As últimas obras de Dalila Pereira da Costa destacam-se pela sua crescente mestria do comparativismo religioso e espiritual, a par dum aprofundamento das suas próprias capacidade de compreensão interior e algumas delas são incursões valiosas nos domínios subtis da alma, do espírito e da alma mundi. Destacaremos a Corografia Sagrada, Temas Portugueses, 1993, dedicada às raízes antigas, à sacralidade das serras, a tradições e festas  de portugueses, e a seres como Gil Vicente, Fernão Mendes Pinto, Antero de Quental, Raul Brandão, Camilo Pessanha, tendo um dos capítulos "Tripla peregrinação por Terras da Beira Alta e Trás os Montes" a particularidade de eu ter participado com ela e o sr.
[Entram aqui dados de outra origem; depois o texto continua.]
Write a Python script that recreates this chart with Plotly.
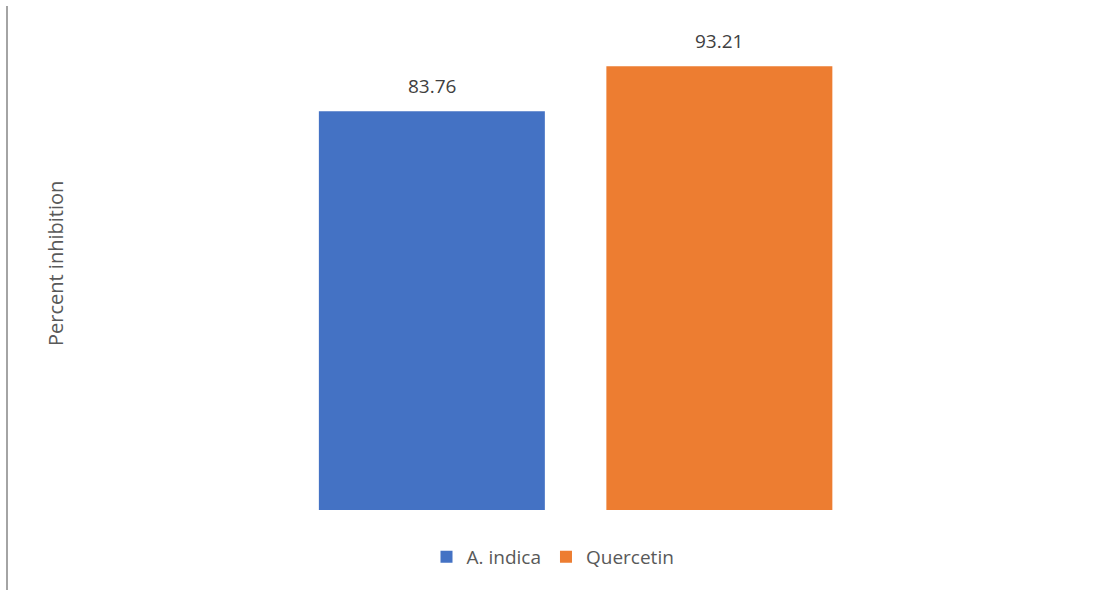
import plotly.graph_objects as go

series = ["A. indica", "Quercetin"]
values = [83.76, 93.21]
colors = ["#4472C4", "#ED7D31"]
positions = [0, 1]

W, H = 1095, 590
ml, mr, mt, mb = 100, 43, 34, 80
pw = W - ml - mr
ph = H - mt - mb

def px_x(p):
    return (p - ml) / pw

def px_y(p):
    return (H - mb - p) / ph

fig = go.Figure()
for name, v, c, x in zip(series, values, colors, positions):
    fig.add_trace(go.Bar(
        x=[x], y=[v], name=name, marker=dict(color=c, line=dict(width=0)),
        width=0.786, hoverinfo="skip",
    ))
    fig.add_annotation(x=x, y=v, xref="x", yref="y", text=f"{v:.2f}",
                       showarrow=False, yanchor="bottom", yshift=10,
                       font=dict(family="Open Sans", size=19, color="#404040"))

fig.add_annotation(x=px_x(55), y=px_y(264), xref="paper", yref="paper",
                   text="Percent inhibition", textangle=-90, showarrow=False,
                   xanchor="center", yanchor="middle",
                   font=dict(family="Open Sans", size=20, color="#595959"))

fig.add_shape(type="line", xref="paper", yref="paper",
              x0=px_x(7), x1=px_x(7), y0=px_y(6), y1=px_y(592),
              line=dict(color="#868686", width=1.5))

fig.update_layout(
    width=W, height=H,
    margin=dict(l=ml, r=mr, t=mt, b=mb),
    paper_bgcolor="white", plot_bgcolor="white",
    xaxis=dict(range=[-1.1543, 2.157], visible=False),
    yaxis=dict(range=[0, 100], visible=False),
    showlegend=True,
    legend=dict(orientation="h", x=px_x(553), xanchor="center",
                y=px_y(557), yanchor="middle",
                font=dict(family="Open Sans", size=19, color="#595959"),
                itemwidth=30, traceorder="normal"),
)

fig.write_html("out.html")
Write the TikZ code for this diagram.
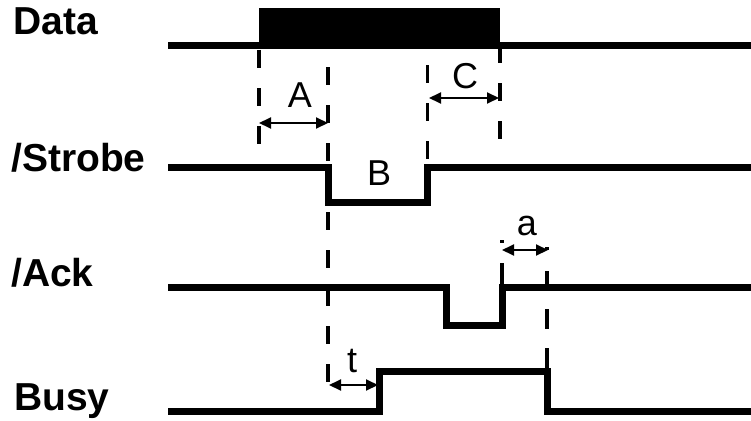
\documentclass[tikz,border=0pt]{standalone}
\usepackage{fontspec}
\setmainfont{Liberation Sans}
\usetikzlibrary{arrows.meta}
\tikzset{
  sig/.style={line width=7pt, line join=miter, line cap=butt},
  guide/.style={line width=3.5pt, dash pattern=on 18pt off 20pt},
  dim/.style={line width=2pt, {Triangle[length=12pt,width=11pt]}-{Triangle[length=12pt,width=11pt]}, shorten <=0pt, shorten >=0pt},
  sname/.style={anchor=base west, inner sep=0pt, font=\fontsize{39}{44}\selectfont\bfseries},
  tlabel/.style={anchor=base, inner sep=0pt, font=\fontsize{36}{40}\selectfont},
}
\begin{document}
\begin{tikzpicture}[x=1pt,y=-1pt]
\useasboundingbox (0,0) rectangle (751,420);
% signal names
\node[sname] (nData) at (13,35) {Data};
\node[sname] (nStrobe) at (11,171) {/Strobe};
\node[sname] (nAck) at (11,286) {/Ack};
\node[sname] (nBusy) at (14,410) {Busy};
% Data
\fill (259,8) rectangle (500,49);
\draw[sig] (168,45.8) -- (751,45.8);
% Strobe
\draw[sig] (168,167.5) -- (328,167.5) -- (328,202.5) -- (427.5,202.5) -- (427.5,167.5) -- (751,167.5);
% Ack
\draw[sig] (168,287.5) -- (446,287.5) -- (446,325.5) -- (502,325.5) -- (502,287.5) -- (751,287.5);
% Busy
\draw[sig] (168,411) -- (379,411) -- (379,371.5) -- (547.5,371.5) -- (547.5,411) -- (751,411);
% guide lines
\coordinate (g1a) at (259,50);  \coordinate (g1b) at (259,145);
\coordinate (g2a) at (328,67);  \coordinate (g2b) at (328,164);
\coordinate (g2c) at (328,212); \coordinate (g2d) at (328,385);
\coordinate (g3a) at (427.5,65);  \coordinate (g3b) at (427.5,164);
\coordinate (g4a) at (500,45);  \coordinate (g4b) at (500,140);
\coordinate (g5a) at (502,240); \coordinate (g5b) at (502,287);
\coordinate (g6a) at (547,247); \coordinate (g6b) at (547,371);
\draw[guide] (g1a) -- (g1b);
\draw[guide] (g2a) -- (g2b);
\draw[guide] (g2c) -- (g2d);
\draw[guide] (g3a) -- (g3b);
\draw[guide] (g4a) -- (g4b);
\draw[line width=3.5pt, dash pattern=on 3pt off 20pt on 30pt] (g5a) -- (g5b);
\draw[line width=3.5pt, dash pattern=on 3pt off 21pt on 19pt off 19pt on 20pt off 19pt on 24pt] (g6a) -- (g6b);
% dimension arrows
\coordinate (dA1) at (259,123); \coordinate (dA2) at (328,123);
\coordinate (dC1) at (429,98);  \coordinate (dC2) at (499,98);
\coordinate (da1) at (502,250); \coordinate (da2) at (548,250);
\coordinate (dt1) at (329,385); \coordinate (dt2) at (378,385);
\draw[dim] (dA1) -- (dA2);
\draw[dim] (dC1) -- (dC2);
\draw[dim] (da1) -- (da2);
\draw[dim] (dt1) -- (dt2);
% labels
\node[tlabel] (lA) at (300,107) {A};
\node[tlabel] (lB) at (379,185) {B};
\node[tlabel] (lC) at (465,88) {C};
\node[tlabel] (la) at (527,235) {a};
\node[tlabel] (lt) at (352,372) {t};
\end{tikzpicture}
\end{document}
Acácio, seu caseiro no Douro, em Outubro de 1981, em  visitações de S. Pedro de Balsemão, Panóias, Cárquere.  
Também bem valiosos são Entre  Desengano e Esperança. Ensaios Portugueses, 1996, e Dos Mundos Contíguos, 1999, que já abordámos neste blogue, particularmente este último pelas suas interrogações face à fenomenologia das dimensões subtis e espirituais dos seres e do universo e pelo seu conhecimento das tradições não só portuguesas e cristãs mas também celtas (e houve nela com o decorrer do tempo um crescimento da apreciação das fontes pagãs),  indianas  e iranianas; e mesmo de certas noções da física moderna se soube apropriar, algo bem necessário de se verificar mas raro.
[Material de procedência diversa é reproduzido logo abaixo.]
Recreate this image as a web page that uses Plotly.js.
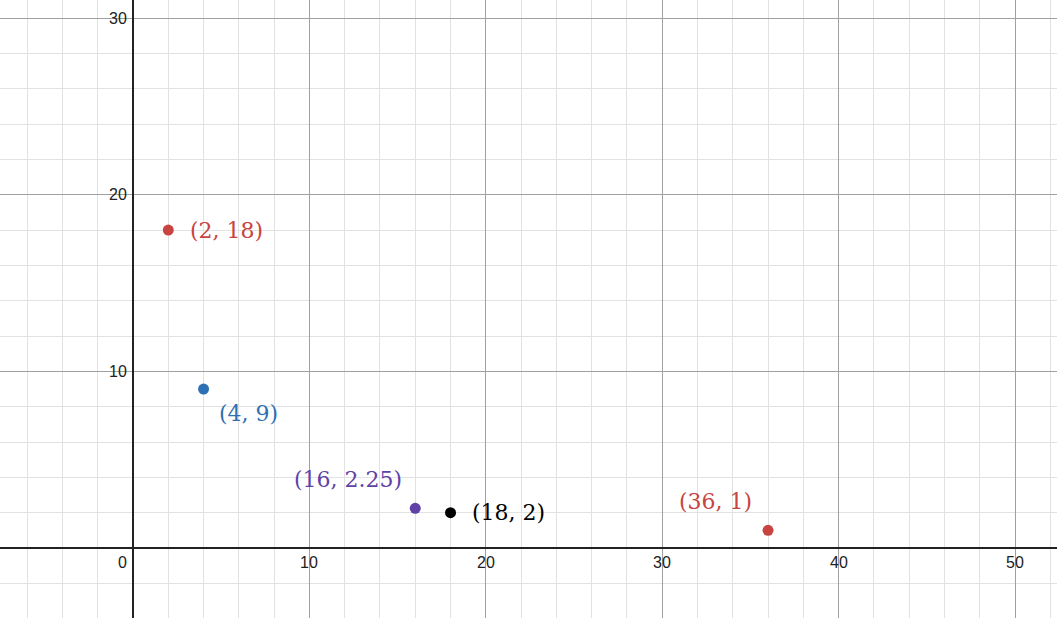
<!DOCTYPE html>
<html>
<head>
<meta charset="utf-8">
<script src="https://cdn.plot.ly/plotly-3.0.1.min.js"></script>
<style>
html,body{margin:0;padding:0;background:#fff;}
#chart{width:1057px;height:618px;}
</style>
</head>
<body>
<div id="chart"></div>
<script>
const pointX = [2, 4, 16, 18, 36];
const pointY = [18, 9, 2.25, 2, 1];
const pointLabels = ["(2, 18)", "(4, 9)", "(16, 2.25)", "(18, 2)", "(36, 1)"];
const pointColors = ["#c74440", "#2d70b3", "#6042a6", "#000000", "#c74440"];
const xTickVals = [10, 20, 30, 40, 50];
const yTickVals = [10, 20, 30];
const originLabel = "0";

// label placement styles (offsets in px relative to the point)
const labelStyle = [
  {xanchor: "left", xshift: 20, yshift: 0},
  {xanchor: "left", xshift: 13, yshift: -24},
  {xanchor: "right", xshift: -11, yshift: 29},
  {xanchor: "left", xshift: 19, yshift: 0},
  {xanchor: "right", xshift: -14, yshift: 29}
];

const annotations = [];
pointLabels.forEach((t, i) => {
  annotations.push({
    x: pointX[i], y: pointY[i], xref: "x", yref: "y",
    text: t, showarrow: false,
    xanchor: labelStyle[i].xanchor, yanchor: "middle",
    xshift: labelStyle[i].xshift, yshift: labelStyle[i].yshift,
    font: {family: "DejaVu Serif, serif", size: 22, color: pointColors[i]}
  });
});
const tickFont = {family: "Liberation Sans, Arial, sans-serif", size: 16, color: "#222"};
xTickVals.forEach(v => {
  annotations.push({x: v, y: 0, xref: "x", yref: "y", text: String(v), showarrow: false,
    xanchor: "center", yanchor: "top", yshift: -4, font: tickFont});
});
yTickVals.forEach(v => {
  annotations.push({x: 0, y: v, xref: "x", yref: "y", text: String(v), showarrow: false,
    xanchor: "right", yanchor: "middle", xshift: -4, font: tickFont});
});
annotations.push({x: 0, y: 0, xref: "x", yref: "y", text: originLabel, showarrow: false,
  xanchor: "right", yanchor: "top", xshift: -4, yshift: -4, font: tickFont});

const trace = {
  x: pointX, y: pointY, type: "scatter", mode: "markers",
  marker: {size: 11, color: pointColors},
  hoverinfo: "skip"
};

const layout = {
  width: 1057, height: 618,
  margin: {l: 0, r: 0, t: 0, b: 0},
  paper_bgcolor: "#fff", plot_bgcolor: "#fff",
  showlegend: false,
  xaxis: {
    range: [-7.54, 52.38], dtick: 10, tick0: 0,
    showticklabels: false, ticks: "",
    showgrid: true, gridcolor: "#a0a0a0", gridwidth: 1,
    zeroline: true, zerolinecolor: "#222", zerolinewidth: 2,
    minor: {dtick: 2, tick0: 0, showgrid: true, gridcolor: "#e2e2e2", gridwidth: 1},
    showline: false, fixedrange: true
  },
  yaxis: {
    range: [-3.96, 31.02], dtick: 10, tick0: 0,
    showticklabels: false, ticks: "",
    showgrid: true, gridcolor: "#a0a0a0", gridwidth: 1,
    zeroline: true, zerolinecolor: "#222", zerolinewidth: 2,
    minor: {dtick: 2, tick0: 0, showgrid: true, gridcolor: "#e2e2e2", gridwidth: 1},
    showline: false, fixedrange: true
  },
  annotations: annotations
};

Plotly.newPlot("chart", [trace], layout, {displayModeBar: false, staticPlot: true});
</script>
</body>
</html>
Já os seus dois últimos livros, quase in folios  de 139 e 105 páginas  Contemplação dos Painéis, 2004, e As Margens sacralizadas do Douro através de vários cultos, 2206, são notáveis tanto pelo pioneirismo das abordagens tingidas de certa clarividência  como pelo facto de que os escreve e publica com mais de oitenta anos de idade e ainda com uma alma  controlando e utilizando harmoniosamente o cérebro e o corpo, fruto de um modo de vida amante da Natureza, sóbrio, recolhido, estudioso, devoto, espiritual, o que nos deve impulsionar em tal e sua senda, bem característica da Tradição Espiritual Portuguesa...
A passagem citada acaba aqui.